» Given request: Leave out the pictures; transcribe all else exactly.

» Data provided:
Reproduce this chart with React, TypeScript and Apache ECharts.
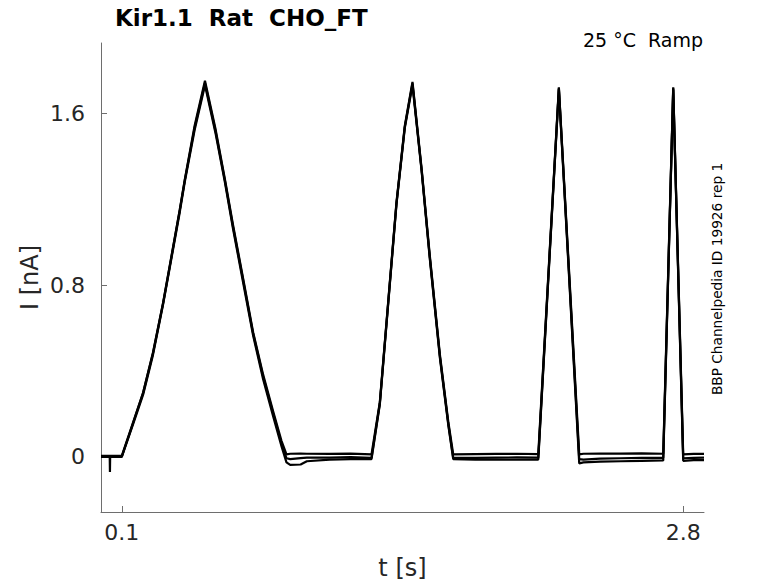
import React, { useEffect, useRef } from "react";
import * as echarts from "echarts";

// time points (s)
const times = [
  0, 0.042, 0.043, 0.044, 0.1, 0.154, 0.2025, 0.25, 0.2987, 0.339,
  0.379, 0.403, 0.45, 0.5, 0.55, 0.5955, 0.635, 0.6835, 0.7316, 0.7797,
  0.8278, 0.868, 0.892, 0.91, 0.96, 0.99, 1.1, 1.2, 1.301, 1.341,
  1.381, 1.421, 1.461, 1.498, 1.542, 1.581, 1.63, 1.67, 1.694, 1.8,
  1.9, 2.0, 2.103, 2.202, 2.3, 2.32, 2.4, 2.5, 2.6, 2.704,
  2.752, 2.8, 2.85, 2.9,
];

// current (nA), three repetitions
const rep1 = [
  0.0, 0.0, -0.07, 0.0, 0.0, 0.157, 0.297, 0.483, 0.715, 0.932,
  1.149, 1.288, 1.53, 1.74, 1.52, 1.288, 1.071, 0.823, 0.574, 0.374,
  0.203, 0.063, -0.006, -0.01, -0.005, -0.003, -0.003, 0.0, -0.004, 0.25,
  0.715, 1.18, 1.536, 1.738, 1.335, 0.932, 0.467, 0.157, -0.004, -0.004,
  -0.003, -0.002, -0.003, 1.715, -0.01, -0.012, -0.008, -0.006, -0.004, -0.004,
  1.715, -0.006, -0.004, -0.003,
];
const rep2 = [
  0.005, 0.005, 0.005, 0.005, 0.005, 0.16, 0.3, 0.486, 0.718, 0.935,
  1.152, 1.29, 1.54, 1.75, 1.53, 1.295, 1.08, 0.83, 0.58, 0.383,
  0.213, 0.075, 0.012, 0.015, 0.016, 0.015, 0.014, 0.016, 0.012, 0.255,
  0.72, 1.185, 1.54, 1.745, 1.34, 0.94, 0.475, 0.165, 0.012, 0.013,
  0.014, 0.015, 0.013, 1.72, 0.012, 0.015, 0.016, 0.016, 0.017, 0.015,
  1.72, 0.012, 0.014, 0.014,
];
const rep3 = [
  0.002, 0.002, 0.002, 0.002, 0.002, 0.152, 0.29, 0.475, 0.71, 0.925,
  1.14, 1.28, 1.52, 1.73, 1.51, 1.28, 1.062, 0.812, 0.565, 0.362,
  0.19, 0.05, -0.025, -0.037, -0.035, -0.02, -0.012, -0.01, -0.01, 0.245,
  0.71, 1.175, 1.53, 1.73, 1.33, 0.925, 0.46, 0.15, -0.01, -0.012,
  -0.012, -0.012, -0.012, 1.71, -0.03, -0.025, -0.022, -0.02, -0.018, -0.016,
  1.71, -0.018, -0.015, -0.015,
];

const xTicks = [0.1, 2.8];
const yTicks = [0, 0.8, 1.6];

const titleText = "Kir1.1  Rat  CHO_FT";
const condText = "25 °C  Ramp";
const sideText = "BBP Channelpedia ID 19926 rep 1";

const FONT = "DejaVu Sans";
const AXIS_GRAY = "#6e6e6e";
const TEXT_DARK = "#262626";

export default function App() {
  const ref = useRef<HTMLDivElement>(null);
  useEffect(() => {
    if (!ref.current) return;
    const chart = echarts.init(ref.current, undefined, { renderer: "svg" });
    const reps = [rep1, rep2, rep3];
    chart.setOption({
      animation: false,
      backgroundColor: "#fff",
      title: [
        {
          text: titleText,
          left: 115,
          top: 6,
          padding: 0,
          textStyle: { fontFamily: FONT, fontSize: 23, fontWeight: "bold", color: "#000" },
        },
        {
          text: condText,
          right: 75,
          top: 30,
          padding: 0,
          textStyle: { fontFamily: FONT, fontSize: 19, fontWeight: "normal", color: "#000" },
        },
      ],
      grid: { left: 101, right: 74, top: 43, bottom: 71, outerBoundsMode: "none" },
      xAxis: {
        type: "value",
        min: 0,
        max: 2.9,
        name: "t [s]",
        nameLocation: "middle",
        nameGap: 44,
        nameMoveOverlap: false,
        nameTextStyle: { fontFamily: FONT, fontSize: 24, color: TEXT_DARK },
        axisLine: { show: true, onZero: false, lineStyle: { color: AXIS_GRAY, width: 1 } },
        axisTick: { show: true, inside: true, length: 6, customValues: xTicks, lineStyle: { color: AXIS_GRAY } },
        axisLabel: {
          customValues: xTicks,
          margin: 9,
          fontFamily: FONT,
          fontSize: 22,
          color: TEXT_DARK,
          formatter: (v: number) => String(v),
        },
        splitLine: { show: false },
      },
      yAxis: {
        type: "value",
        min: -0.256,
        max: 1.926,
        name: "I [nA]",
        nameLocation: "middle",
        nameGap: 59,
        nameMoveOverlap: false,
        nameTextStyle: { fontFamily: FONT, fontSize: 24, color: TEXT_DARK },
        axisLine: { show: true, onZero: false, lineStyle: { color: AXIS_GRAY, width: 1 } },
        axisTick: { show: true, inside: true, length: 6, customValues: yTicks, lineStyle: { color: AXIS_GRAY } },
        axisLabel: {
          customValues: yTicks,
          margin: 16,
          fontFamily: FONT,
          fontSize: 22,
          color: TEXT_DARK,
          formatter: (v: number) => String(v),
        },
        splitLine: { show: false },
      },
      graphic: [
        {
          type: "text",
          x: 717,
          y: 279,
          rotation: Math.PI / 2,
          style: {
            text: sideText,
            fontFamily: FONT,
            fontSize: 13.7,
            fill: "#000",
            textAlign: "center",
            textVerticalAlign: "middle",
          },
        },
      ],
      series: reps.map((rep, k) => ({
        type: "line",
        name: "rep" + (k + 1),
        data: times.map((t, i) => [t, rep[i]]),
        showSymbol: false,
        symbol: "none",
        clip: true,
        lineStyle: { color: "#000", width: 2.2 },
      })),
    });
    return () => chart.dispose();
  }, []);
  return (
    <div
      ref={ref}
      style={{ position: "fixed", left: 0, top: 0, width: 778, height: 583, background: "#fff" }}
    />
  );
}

» Answer to the exercise:
Reproduce this chart with React, TypeScript and Apache ECharts.
import React, { useEffect, useRef } from "react";
import * as echarts from "echarts";

// time points (s)
const times = [
  0, 0.042, 0.043, 0.044, 0.1, 0.154, 0.2025, 0.25, 0.2987, 0.339,
  0.379, 0.403, 0.45, 0.5, 0.55, 0.5955, 0.635, 0.6835, 0.7316, 0.7797,
  0.8278, 0.868, 0.892, 0.91, 0.96, 0.99, 1.1, 1.2, 1.301, 1.341,
  1.381, 1.421, 1.461, 1.498, 1.542, 1.581, 1.63, 1.67, 1.694, 1.8,
  1.9, 2.0, 2.103, 2.202, 2.3, 2.32, 2.4, 2.5, 2.6, 2.704,
  2.752, 2.8, 2.85, 2.9,
];

// current (nA), three repetitions
const rep1 = [
  0.0, 0.0, -0.07, 0.0, 0.0, 0.157, 0.297, 0.483, 0.715, 0.932,
  1.149, 1.288, 1.53, 1.74, 1.52, 1.288, 1.071, 0.823, 0.574, 0.374,
  0.203, 0.063, -0.006, -0.01, -0.005, -0.003, -0.003, 0.0, -0.004, 0.25,
  0.715, 1.18, 1.536, 1.738, 1.335, 0.932, 0.467, 0.157, -0.004, -0.004,
  -0.003, -0.002, -0.003, 1.715, -0.01, -0.012, -0.008, -0.006, -0.004, -0.004,
  1.715, -0.006, -0.004, -0.003,
];
const rep2 = [
  0.005, 0.005, 0.005, 0.005, 0.005, 0.16, 0.3, 0.486, 0.718, 0.935,
  1.152, 1.29, 1.54, 1.75, 1.53, 1.295, 1.08, 0.83, 0.58, 0.383,
  0.213, 0.075, 0.012, 0.015, 0.016, 0.015, 0.014, 0.016, 0.012, 0.255,
  0.72, 1.185, 1.54, 1.745, 1.34, 0.94, 0.475, 0.165, 0.012, 0.013,
  0.014, 0.015, 0.013, 1.72, 0.012, 0.015, 0.016, 0.016, 0.017, 0.015,
  1.72, 0.012, 0.014, 0.014,
];
const rep3 = [
  0.002, 0.002, 0.002, 0.002, 0.002, 0.152, 0.29, 0.475, 0.71, 0.925,
  1.14, 1.28, 1.52, 1.73, 1.51, 1.28, 1.062, 0.812, 0.565, 0.362,
  0.19, 0.05, -0.025, -0.037, -0.035, -0.02, -0.012, -0.01, -0.01, 0.245,
  0.71, 1.175, 1.53, 1.73, 1.33, 0.925, 0.46, 0.15, -0.01, -0.012,
  -0.012, -0.012, -0.012, 1.71, -0.03, -0.025, -0.022, -0.02, -0.018, -0.016,
  1.71, -0.018, -0.015, -0.015,
];

const xTicks = [0.1, 2.8];
const yTicks = [0, 0.8, 1.6];

const titleText = "Kir1.1  Rat  CHO_FT";
const condText = "25 °C  Ramp";
const sideText = "BBP Channelpedia ID 19926 rep 1";

const FONT = "DejaVu Sans";
const AXIS_GRAY = "#6e6e6e";
const TEXT_DARK = "#262626";

export default function App() {
  const ref = useRef<HTMLDivElement>(null);
  useEffect(() => {
    if (!ref.current) return;
    const chart = echarts.init(ref.current, undefined, { renderer: "svg" });
    const reps = [rep1, rep2, rep3];
    chart.setOption({
      animation: false,
      backgroundColor: "#fff",
      title: [
        {
          text: titleText,
          left: 115,
          top: 6,
          padding: 0,
          textStyle: { fontFamily: FONT, fontSize: 23, fontWeight: "bold", color: "#000" },
        },
        {
          text: condText,
          right: 75,
          top: 30,
          padding: 0,
          textStyle: { fontFamily: FONT, fontSize: 19, fontWeight: "normal", color: "#000" },
        },
      ],
      grid: { left: 101, right: 74, top: 43, bottom: 71, outerBoundsMode: "none" },
      xAxis: {
        type: "value",
        min: 0,
        max: 2.9,
        name: "t [s]",
        nameLocation: "middle",
        nameGap: 44,
        nameMoveOverlap: false,
        nameTextStyle: { fontFamily: FONT, fontSize: 24, color: TEXT_DARK },
        axisLine: { show: true, onZero: false, lineStyle: { color: AXIS_GRAY, width: 1 } },
        axisTick: { show: true, inside: true, length: 6, customValues: xTicks, lineStyle: { color: AXIS_GRAY } },
        axisLabel: {
          customValues: xTicks,
          margin: 9,
          fontFamily: FONT,
          fontSize: 22,
          color: TEXT_DARK,
          formatter: (v: number) => String(v),
        },
        splitLine: { show: false },
      },
      yAxis: {
        type: "value",
        min: -0.256,
        max: 1.926,
        name: "I [nA]",
        nameLocation: "middle",
        nameGap: 59,
        nameMoveOverlap: false,
        nameTextStyle: { fontFamily: FONT, fontSize: 24, color: TEXT_DARK },
        axisLine: { show: true, onZero: false, lineStyle: { color: AXIS_GRAY, width: 1 } },
        axisTick: { show: true, inside: true, length: 6, customValues: yTicks, lineStyle: { color: AXIS_GRAY } },
        axisLabel: {
          customValues: yTicks,
          margin: 16,
          fontFamily: FONT,
          fontSize: 22,
          color: TEXT_DARK,
          formatter: (v: number) => String(v),
        },
        splitLine: { show: false },
      },
      graphic: [
        {
          type: "text",
          x: 717,
          y: 279,
          rotation: Math.PI / 2,
          style: {
            text: sideText,
            fontFamily: FONT,
            fontSize: 13.7,
            fill: "#000",
            textAlign: "center",
            textVerticalAlign: "middle",
          },
        },
      ],
      series: reps.map((rep, k) => ({
        type: "line",
        name: "rep" + (k + 1),
        data: times.map((t, i) => [t, rep[i]]),
        showSymbol: false,
        symbol: "none",
        clip: true,
        lineStyle: { color: "#000", width: 2.2 },
      })),
    });
    return () => chart.dispose();
  }, []);
  return (
    <div
      ref={ref}
      style={{ position: "fixed", left: 0, top: 0, width: 778, height: 583, background: "#fff" }}
    />
  );
}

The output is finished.